I limit my use of this particular tactic to those folks I perceive as presenting threatening or disorderly behavior. In other words, I don't tell everyone they're on tape, and those I do tell, I do so with the express purpose of getting them to de-escalate. So what does a ranger do if he or she has no in-car video? That's up to the individual ranger. Our credibility as law enforcement officers is a precious privilege and we should never do anything to compromise it. But if a defense attorney attempts to undermine my credibility by advising the court that I intentionally lied to or misled his or her client, my answer will be that I felt genuinely threatened by his or her client's aggressive demeanor, and, yes, at the time, at 0130 hours, on that lonely park road, far from backup, I did tell the client he or she was on tape. And I did so for my own safety and that of the client.

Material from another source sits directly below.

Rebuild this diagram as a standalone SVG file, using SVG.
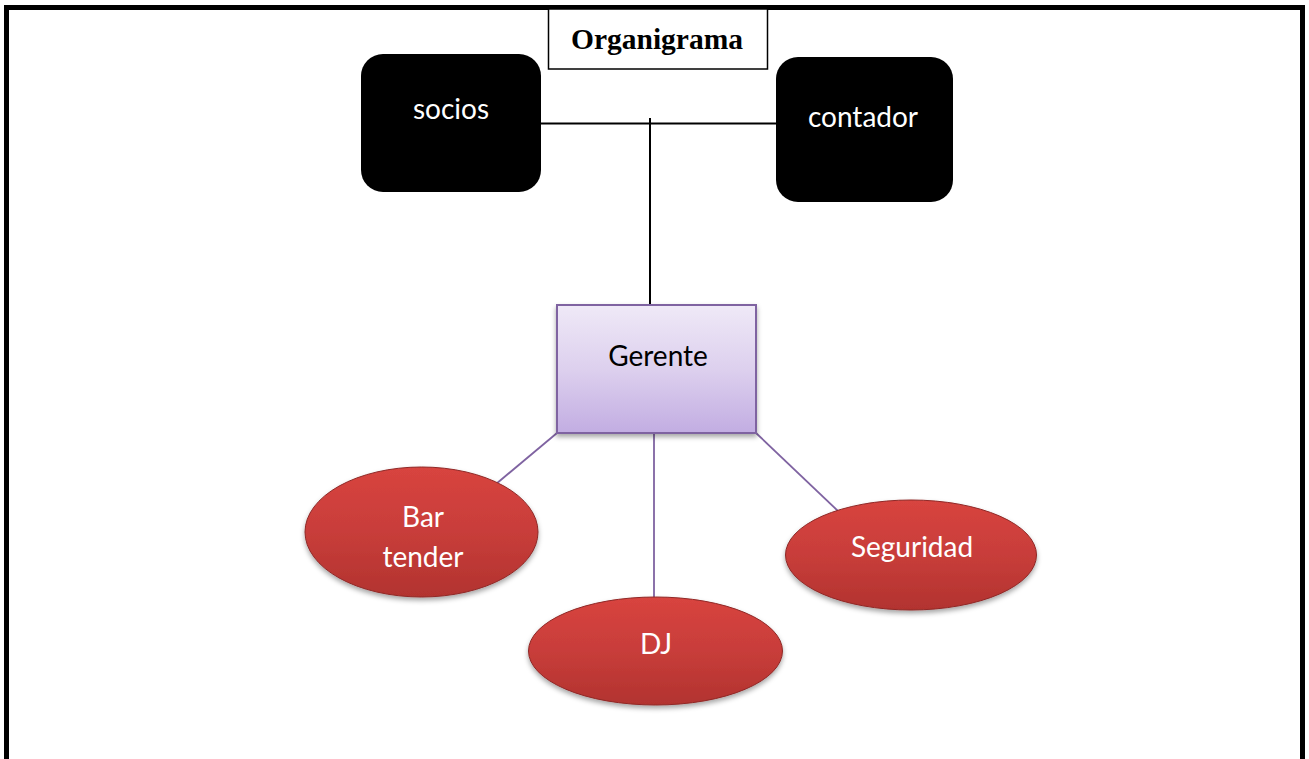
<svg xmlns="http://www.w3.org/2000/svg" width="1309" height="759" viewBox="0 0 1309 759">
  <defs>
    <linearGradient id="gPurple" x1="0" y1="0" x2="0" y2="1">
      <stop offset="0" stop-color="#efe9f7"/>
      <stop offset="0.5" stop-color="#ddd0ee"/>
      <stop offset="1" stop-color="#c2ade2"/>
    </linearGradient>
    <linearGradient id="gRed" x1="0" y1="0" x2="0" y2="1">
      <stop offset="0" stop-color="#d8443f"/>
      <stop offset="0.5" stop-color="#c83d3a"/>
      <stop offset="1" stop-color="#b2332f"/>
    </linearGradient>
    <filter id="shadow" x="-10%" y="-10%" width="120%" height="130%">
      <feDropShadow dx="0" dy="3" stdDeviation="2.5" flood-color="#000" flood-opacity="0.35"/>
    </filter>
    <style>
      .frame { fill: none; stroke: #000; stroke-width: 5; }
      .title-box { fill: #fff; stroke: #000; stroke-width: 1.5; }
      .title { font-family: "Liberation Serif", "Times New Roman", serif; font-weight: bold; font-size: 29.5px; fill: #000; text-anchor: middle; }
      .black-box { fill: #000; }
      .lbl { font-family: Lato, "Noto Sans", sans-serif; font-size: 28px; text-anchor: middle; }
      .white { fill: #fff; }
      .dark { fill: #000; }
      .purple-box { fill: url(#gPurple); stroke: #7f63a1; stroke-width: 2; filter: url(#shadow); }
      .red-ell { fill: url(#gRed); stroke: #8f2826; stroke-width: 1; filter: url(#shadow); }
      .blk-line { stroke: #000; stroke-width: 2; fill: none; }
      .pur-line { stroke: #7f63a1; stroke-width: 1.8; fill: none; }
    </style>
  </defs>

  <rect x="0" y="0" width="1309" height="759" fill="#fff"/>
  <rect class="frame" x="6.5" y="7.5" width="1296" height="800"/>

  <g id="connectors">
    <line class="blk-line" x1="541" y1="123.5" x2="777" y2="123.5"/>
    <line class="blk-line" x1="650" y1="118" x2="650" y2="305"/>
    <line class="pur-line" x1="557" y1="433" x2="496" y2="484"/>
    <line class="pur-line" x1="654" y1="433" x2="654" y2="598"/>
    <line class="pur-line" x1="756" y1="433" x2="838" y2="511"/>
  </g>

  <g id="title">
    <rect class="title-box" x="548.5" y="9" width="219" height="60"/>
    <text class="title" x="657" y="49">Organigrama</text>
  </g>

  <g id="socios">
    <rect class="black-box" x="361" y="54" width="180" height="138" rx="22" ry="22"/>
    <text class="lbl white" x="451" y="119">socios</text>
  </g>

  <g id="contador">
    <rect class="black-box" x="776" y="57" width="177" height="145" rx="22" ry="22"/>
    <text class="lbl white" x="863" y="127">contador</text>
  </g>

  <g id="gerente">
    <rect class="purple-box" x="557" y="305" width="199" height="128"/>
    <text class="lbl dark" x="658" y="366">Gerente</text>
  </g>

  <g id="bartender">
    <ellipse class="red-ell" cx="421.5" cy="532" rx="116.5" ry="65"/>
    <text class="lbl white" x="423" y="527">Bar</text>
    <text class="lbl white" x="423" y="567">tender</text>
  </g>

  <g id="dj">
    <ellipse class="red-ell" cx="655.5" cy="651" rx="127" ry="54"/>
    <text class="lbl white" x="656" y="654">DJ</text>
  </g>

  <g id="seguridad">
    <ellipse class="red-ell" cx="911" cy="555" rx="125.5" ry="55"/>
    <text class="lbl white" x="912" y="557">Seguridad</text>
  </g>
</svg>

To recap, on every traffic stop I make, I use five tactics that have proven effective:

  • I call in vehicle information while I'm still rolling.
  • My first words to dispatch once they answer me are my specific location and direction of travel.
  • I light up the suspect vehicle with every light on my rig.
  • I approach on the passenger side.
  • If necessary, I encourage the threatening suspect(s) to de-escalate by telling them that their aggressive behavior is being taped.

Obviously there is much more to an unknown risk traffic stop than I've covered here. My intent is to share a few ideas with rangers who already know the basics of stopping vehicles. As long as you're in your mental red zone during the stop, employing these tactics will help you remain in control and increase your odds of making a potentially dangerous contact as safe as possible.

And if at some point in your career you haven't already had an unknown risk stop turn into a high risk or felony stop on a moment's notice, know this: Stop enough vehicles and some day, you will.